--- BEGIN DATA PROVIDED ---
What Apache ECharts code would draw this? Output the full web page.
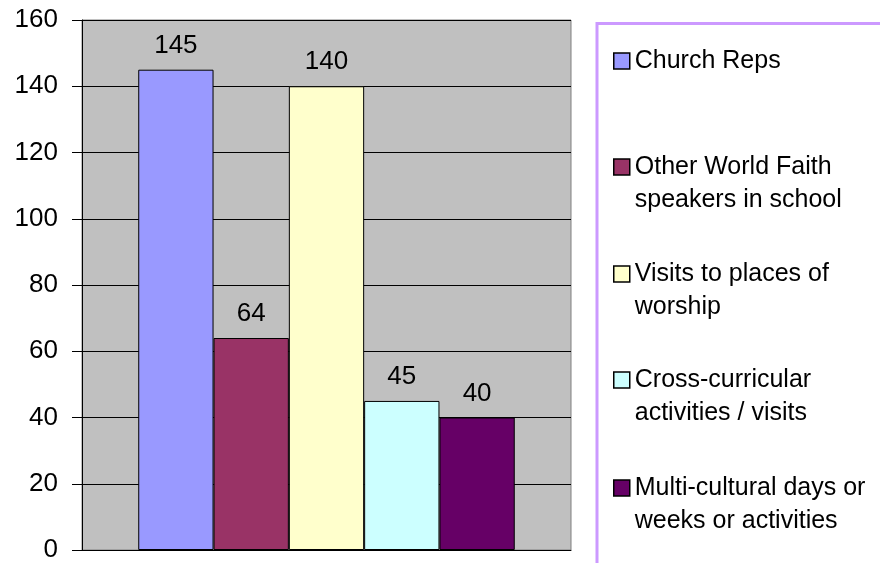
<!DOCTYPE html>
<html>
<head>
<meta charset="utf-8">
<script src="https://cdn.jsdelivr.net/npm/echarts@6/dist/echarts.min.js"></script>
<style>
  html, body { margin: 0; padding: 0; background: #fff; }
  #chart { width: 880px; height: 563px; }
</style>
</head>
<body>
<div id="chart"></div>
<script>
// data
const activities = [
  'Church Reps',
  'Other World Faith speakers in school',
  'Visits to places of worship',
  'Cross-curricular activities / visits',
  'Multi-cultural days or weeks or activities'
]
const legendLines = [
  ['Church Reps'],
  ['Other World Faith', 'speakers in school'],
  ['Visits to places of', 'worship'],
  ['Cross-curricular', 'activities / visits'],
  ['Multi-cultural days or', 'weeks or activities']
]
const counts = [145, 64, 140, 45, 40]
const barColors = ['#9999FF', '#993366', '#FFFFCC', '#CCFFFF', '#660066']

const FONT = '"Liberation Sans", Arial, sans-serif'
const LINE_H = 33
const legendCenters = [61, 167, 274, 380, 488]

const chart = echarts.init(document.getElementById('chart'), null, { renderer: 'canvas' })

const series = activities.map((name, i) => ({
  name,
  type: 'bar',
  data: [counts[i]],
  barGap: '0%',
  barCategoryGap: '23%',
  itemStyle: { color: barColors[i], borderColor: '#000', borderWidth: 1 },
  label: {
    show: true,
    position: 'top',
    distance: 11,
    color: '#000',
    fontSize: 26,
    fontFamily: FONT
  }
}))

// one legend per entry; two-line entries get a blank line on top so the
// marker sits beside the first line, as in the original
const legends = activities.map((name, i) => {
  const lines = legendLines[i]
  const shown = lines.length > 1 ? ['\u00a0'].concat(lines) : lines
  const blockH = shown.length * LINE_H
  return {
    data: [name],
    orient: 'vertical',
    left: 613,
    top: legendCenters[i] - blockH / 2,
    icon: 'rect',
    itemWidth: 16,
    itemHeight: 16,
    itemGap: 0,
    padding: 0,
    selectedMode: false,
    itemStyle: { borderColor: '#000', borderWidth: 1.5 },
    formatter: () => shown.join('\n'),
    textStyle: {
      color: '#000',
      fontSize: 25,
      fontFamily: FONT,
      lineHeight: LINE_H
    }
  }
})

const option = {
  animation: false,
  backgroundColor: '#fff',
  grid: {
    left: 82, top: 20, right: 309, bottom: 11,
    show: true,
    backgroundColor: '#C0C0C0',
    borderColor: '#808080',
    borderWidth: 1
  },
  legend: legends,
  xAxis: {
    type: 'category',
    data: [''],
    axisLine: { lineStyle: { color: '#000', width: 1 } },
    axisTick: { show: false },
    axisLabel: { show: false }
  },
  yAxis: {
    type: 'value',
    min: 0,
    max: 160,
    interval: 20,
    axisLine: { show: true, lineStyle: { color: '#000', width: 1 } },
    axisTick: { show: true, length: 10, lineStyle: { color: '#000' } },
    axisLabel: { color: '#000', fontSize: 26, fontFamily: FONT, margin: 24 },
    splitLine: { lineStyle: { color: '#000', width: 1 } }
  },
  graphic: [{
    type: 'rect',
    shape: { x: 597, y: 23.5, width: 400, height: 600 },
    style: { fill: 'none', stroke: '#CC99FF', lineWidth: 3 },
    silent: true,
    z: -1
  }],
  series
}

chart.setOption(option)
</script>
</body>
</html>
--- END DATA PROVIDED ---
### WRITTEN INSTRUCTION
Leave the pictures out and output the rest of the listing exactly.

### ANSWER TO THE PROBLEM
What Apache ECharts code would draw this? Output the full web page.
<!DOCTYPE html>
<html>
<head>
<meta charset="utf-8">
<script src="https://cdn.jsdelivr.net/npm/echarts@6/dist/echarts.min.js"></script>
<style>
  html, body { margin: 0; padding: 0; background: #fff; }
  #chart { width: 880px; height: 563px; }
</style>
</head>
<body>
<div id="chart"></div>
<script>
// data
const activities = [
  'Church Reps',
  'Other World Faith speakers in school',
  'Visits to places of worship',
  'Cross-curricular activities / visits',
  'Multi-cultural days or weeks or activities'
]
const legendLines = [
  ['Church Reps'],
  ['Other World Faith', 'speakers in school'],
  ['Visits to places of', 'worship'],
  ['Cross-curricular', 'activities / visits'],
  ['Multi-cultural days or', 'weeks or activities']
]
const counts = [145, 64, 140, 45, 40]
const barColors = ['#9999FF', '#993366', '#FFFFCC', '#CCFFFF', '#660066']

const FONT = '"Liberation Sans", Arial, sans-serif'
const LINE_H = 33
const legendCenters = [61, 167, 274, 380, 488]

const chart = echarts.init(document.getElementById('chart'), null, { renderer: 'canvas' })

const series = activities.map((name, i) => ({
  name,
  type: 'bar',
  data: [counts[i]],
  barGap: '0%',
  barCategoryGap: '23%',
  itemStyle: { color: barColors[i], borderColor: '#000', borderWidth: 1 },
  label: {
    show: true,
    position: 'top',
    distance: 11,
    color: '#000',
    fontSize: 26,
    fontFamily: FONT
  }
}))

// one legend per entry; two-line entries get a blank line on top so the
// marker sits beside the first line, as in the original
const legends = activities.map((name, i) => {
  const lines = legendLines[i]
  const shown = lines.length > 1 ? ['\u00a0'].concat(lines) : lines
  const blockH = shown.length * LINE_H
  return {
    data: [name],
    orient: 'vertical',
    left: 613,
    top: legendCenters[i] - blockH / 2,
    icon: 'rect',
    itemWidth: 16,
    itemHeight: 16,
    itemGap: 0,
    padding: 0,
    selectedMode: false,
    itemStyle: { borderColor: '#000', borderWidth: 1.5 },
    formatter: () => shown.join('\n'),
    textStyle: {
      color: '#000',
      fontSize: 25,
      fontFamily: FONT,
      lineHeight: LINE_H
    }
  }
})

const option = {
  animation: false,
  backgroundColor: '#fff',
  grid: {
    left: 82, top: 20, right: 309, bottom: 11,
    show: true,
    backgroundColor: '#C0C0C0',
    borderColor: '#808080',
    borderWidth: 1
  },
  legend: legends,
  xAxis: {
    type: 'category',
    data: [''],
    axisLine: { lineStyle: { color: '#000', width: 1 } },
    axisTick: { show: false },
    axisLabel: { show: false }
  },
  yAxis: {
    type: 'value',
    min: 0,
    max: 160,
    interval: 20,
    axisLine: { show: true, lineStyle: { color: '#000', width: 1 } },
    axisTick: { show: true, length: 10, lineStyle: { color: '#000' } },
    axisLabel: { color: '#000', fontSize: 26, fontFamily: FONT, margin: 24 },
    splitLine: { lineStyle: { color: '#000', width: 1 } }
  },
  graphic: [{
    type: 'rect',
    shape: { x: 597, y: 23.5, width: 400, height: 600 },
    style: { fill: 'none', stroke: '#CC99FF', lineWidth: 3 },
    silent: true,
    z: -1
  }],
  series
}

chart.setOption(option)
</script>
</body>
</html>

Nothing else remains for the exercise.